The pipeline uses a connection that has been defined using Vyne's connection manager. Most database types are supported, providing they expose a JDBC driver.

Table definition

A table is created, if it doesn't already exist, using the config defined on the target type.

If the table contains a io.vyne.jdbc.Table annotation, then this is used to define the table name. Otherwise, a table name is derived from the name of the type.

Similarly, columns are created for all attributes annotated with a io.vyne.jdbc.Column annotation.

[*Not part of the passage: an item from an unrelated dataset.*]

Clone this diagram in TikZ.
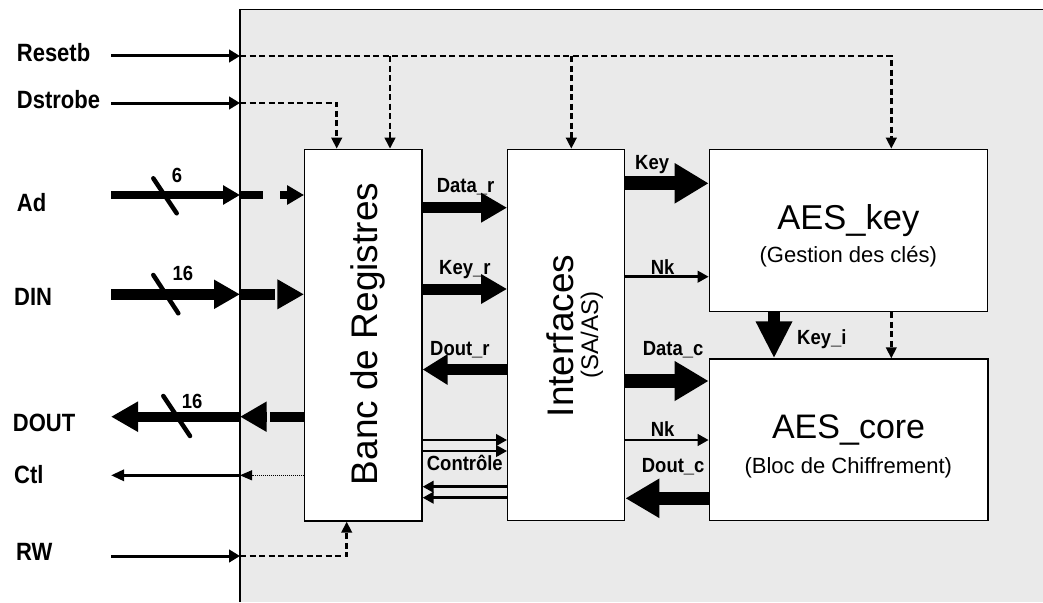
\documentclass[tikz,border=0pt]{standalone}
\usepackage{fontspec}
\setmainfont{Liberation Sans}
\newfontfamily\condA[FakeStretch=0.88]{Liberation Sans}
\newfontfamily\condB[FakeStretch=0.9]{Liberation Sans}
\usetikzlibrary{arrows.meta}
\definecolor{bgc}{HTML}{EAEAEA}
\begin{document}
\begin{tikzpicture}[x=1pt,y=-1pt,
  box/.style={draw=black, line width=1.3pt, fill=white, inner sep=0pt},
  sig/.style={font=\condA\bfseries\fontsize{25}{28}\selectfont, inner sep=0pt, anchor=base west},
  lbl/.style={font=\condB\bfseries\fontsize{20.5}{23}\selectfont, inner sep=0pt, anchor=base west},
  thinarr/.style={line width=3pt, -{Triangle[length=11pt,width=12.5pt]}},
  tnarr/.style={line width=2.5pt, -{Triangle[length=11pt,width=11.5pt]}},
  dsh/.style={line width=2.5pt, dash pattern=on 6pt off 3.5pt, -{Triangle[length=11pt,width=10.5pt]}},
  busA/.style={line width=11pt, -{Triangle[length=26pt,width=28pt]}},
  busB/.style={line width=13.5pt, -{Triangle[length=34pt,width=37.5pt]}},
  slash/.style={line width=4.5pt, line cap=round},
  bigtxt/.style={inner sep=0pt, anchor=base}
]
\useasboundingbox (0,0) rectangle (1043,602);
% background
\fill[bgc] (240,9.5) rectangle (1043,602);
\draw[line width=1.3pt] (240,602) -- (240,9.5) -- (1043,9.5);

% boxes
\node[box, minimum width=117.3pt, minimum height=371.7pt] (banc) at (363.35,335.15) {};
\node[box, minimum width=117pt, minimum height=371.4pt] (intf) at (566.2,335) {};
\node[box, minimum width=278pt, minimum height=162.4pt] (key) at (848.3,230.5) {};
\node[box, minimum width=278.7pt, minimum height=161.7pt] (core) at (848.65,439.85) {};

% box texts
\node[rotate=90, bigtxt, font=\fontsize{37}{40}\selectfont] (tBanc) at (377,334) {Banc de Registres};
\node[rotate=90, bigtxt, font=\fontsize{37}{40}\selectfont] (tIntf) at (573,336) {Interfaces};
\node[rotate=90, bigtxt, font=\fontsize{24}{28}\selectfont] (tSa) at (598,335) {(SA/AS)};
\node[bigtxt, font=\fontsize{34.5}{38}\selectfont] (tKey) at (848.3,229.3) {AES\_key};
\node[bigtxt, font=\fontsize{22}{26}\selectfont] (tKeyS) at (848.3,262) {(Gestion des clés)};
\node[bigtxt, font=\fontsize{34}{38}\selectfont] (tCore) at (848.6,438.3) {AES\_core};
\node[bigtxt, font=\fontsize{22}{26}\selectfont] (tCoreS) at (848.3,473.3) {(Bloc de Chiffrement)};

% left labels
\node[sig] (lReset) at (16.7,61.7) {Resetb};
\node[sig] (lDstr) at (16.7,108.3) {Dstrobe};
\node[sig] (lAd) at (16.7,211.7) {Ad};
\node[sig] (lDin) at (14,305) {DIN};
\node[sig] (lDout) at (12.7,431.7) {DOUT};
\node[sig] (lCtl) at (14,483.3) {Ctl};
\node[sig] (lRw) at (16,560) {RW};

% coordinates
\coordinate (rs0) at (111,56);  \coordinate (rs1) at (240,56);
\coordinate (rb) at (390,56);   \coordinate (ri) at (571.3,56); \coordinate (rj) at (891.3,56);
\coordinate (ds0) at (111,103); \coordinate (ds1) at (240,103); \coordinate (dsj) at (336.7,103);
\coordinate (rw0) at (111,556); \coordinate (rw1) at (240,556); \coordinate (rwj) at (346.7,556);
\coordinate (ad0) at (111,195); \coordinate (ad1) at (240,195); \coordinate (ad2) at (263.3,195); \coordinate (ad3) at (280,195);
\coordinate (di0) at (111,294.3); \coordinate (di1) at (240,294.3); \coordinate (di2) at (275,294.3); \coordinate (di3) at (278.3,294.3);
\coordinate (do0) at (111,416.7); \coordinate (do1) at (240,416.7); \coordinate (do2) at (266.7,416.7); \coordinate (do3) at (270,416.7);
\coordinate (ct0) at (111,475.3); \coordinate (ct1) at (240,475.3);

% control signals
\draw[thinarr] (rs0) -- (rs1);
\draw[dsh] (rs1) -- (rj) -- (rj |- key.north);
\draw[dsh] (rb) -- (rb |- banc.north);
\draw[dsh] (ri) -- (ri |- intf.north);
\draw[dsh] (rj |- key.south) -- (rj |- core.north);
\draw[thinarr] (ds0) -- (ds1);
\draw[dsh] (ds1) -- (dsj) -- (dsj |- banc.north);
\draw[thinarr] (rw0) -- (rw1);
\draw[dsh] (rw1) -- (rwj) -- (rwj |- banc.south);

% Ad
\draw[line width=8pt, -{Triangle[length=17pt,width=18.5pt]}] (ad0) -- (ad1);
\draw[line width=8pt] (ad1) -- (ad2);
\draw[line width=8pt, -{Triangle[length=17pt,width=18.5pt]}] (ad3) -- (ad3 -| banc.west);
\draw[slash] (153.3,178.3) -- (176.7,213.3);
\node[lbl] (n6) at (171.7,182.7) {6};

% DIN
\draw[line width=11pt, -{Triangle[length=26pt,width=27.5pt]}] (di0) -- (di1);
\draw[line width=11pt] (di1) -- (di2);
\draw[line width=11pt, -{Triangle[length=26.7pt,width=28pt]}] (di3) -- (di3 -| banc.west);
\draw[slash] (153.3,275) -- (178.3,313.3);
\node[lbl] (n16a) at (172.3,280.7) {16};

% DOUT
\draw[line width=10pt, -{Triangle[length=27pt,width=28.5pt]}] (do1) -- (do0);
\draw[line width=10pt, -{Triangle[length=26.7pt,width=28.5pt]}] (do2) -- (do1);
\draw[line width=10pt] (do3 -| banc.west) -- (do3);
\draw[slash] (163.3,396) -- (190,436);
\node[lbl] (n16b) at (181.7,408.3) {16};

% Ctl
\draw[line width=3pt, -{Triangle[length=13pt,width=11pt]}] (ct1) -- (ct0);
\draw[line width=1pt, dash pattern=on 1pt off 1pt, -{Triangle[length=12pt,width=10pt]}] (ct1 -| banc.west) -- (ct1);

% banc <-> interfaces
\draw[busA] (banc.east |- 0,207.7) -- (intf.west |- 0,207.7);
\node[lbl] (lDatar) at (436.7,192.7) {Data\_r};
\draw[busA] (banc.east |- 0,289) -- (intf.west |- 0,289);
\node[lbl] (lKeyr) at (439,274) {Key\_r};
\draw[line width=11pt, -{Triangle[length=25pt,width=29pt]}] (intf.west |- 0,369.5) -- (banc.east |- 0,369.5);
\node[lbl] (lDoutr) at (430,355.7) {Dout\_r};
\draw[tnarr] (banc.east |- 0,440) -- (intf.west |- 0,440);
\draw[tnarr] (banc.east |- 0,451) -- (intf.west |- 0,451);
\draw[tnarr] (intf.west |- 0,486.7) -- (banc.east |- 0,486.7);
\draw[tnarr] (intf.west |- 0,497.7) -- (banc.east |- 0,497.7);
\node[lbl] (lCtrl) at (426.7,470.7) {Contrôle};

% interfaces <-> AES
\draw[line width=14pt, -{Triangle[length=34pt,width=38pt]}] (intf.east |- 0,183.3) -- (key.west |- 0,183.3);
\node[lbl] (lKey) at (635,169.3) {Key};
\draw[tnarr] (intf.east |- 0,276.7) -- (key.west |- 0,276.7);
\node[lbl] (lNk1) at (650.7,274) {Nk};
\draw[busB] (intf.east |- 0,381) -- (core.west |- 0,381);
\node[lbl] (lDatac) at (642.7,355) {Data\_c};
\draw[tnarr] (intf.east |- 0,440) -- (core.west |- 0,440);
\node[lbl] (lNk2) at (650.7,436) {Nk};
\draw[line width=12.5pt, -{Triangle[length=34pt,width=37pt]}] (core.west |- 0,498.3) -- (intf.east |- 0,498.3);
\node[lbl] (lDoutc) at (641.7,472.7) {Dout\_c};

% key -> core
\draw[line width=12.5pt, -{Triangle[length=37pt,width=34pt]}] (key.south -| 774,0) -- (core.north -| 774,0);
\node[lbl] (lKeyi) at (797,344) {Key\_i};
\end{tikzpicture}
\end{document}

The table creation occurs when the pipeline is first initiated, and run once. Table creation occurs using a CREATE IF NOT EXISTS statement, so if the type has been changed since the table was first created, changes will not be propagated to the database.

Batching inserts

In order to reduce load on the database, inserts are batched in windows of 500ms.

Parameters

The following configuration parameters are available:

ParameterDescriptionRequiredDefault Value
connectionThe name of a connection, configured in Vyne's connection managertrue
targetTypeNameThe fully qualified name of the type which content being pushed to the database should be read astrue

Example

{
  "output" : {
    "type" : "jdbc",
    "direction" : "OUTPUT",
    "connection" : "my-connection",
    "targetTypeName" : "com.demo.Customer",
    "targetType" : "com.demo.Customer",
    "windowDurationMs" : 500
  }
}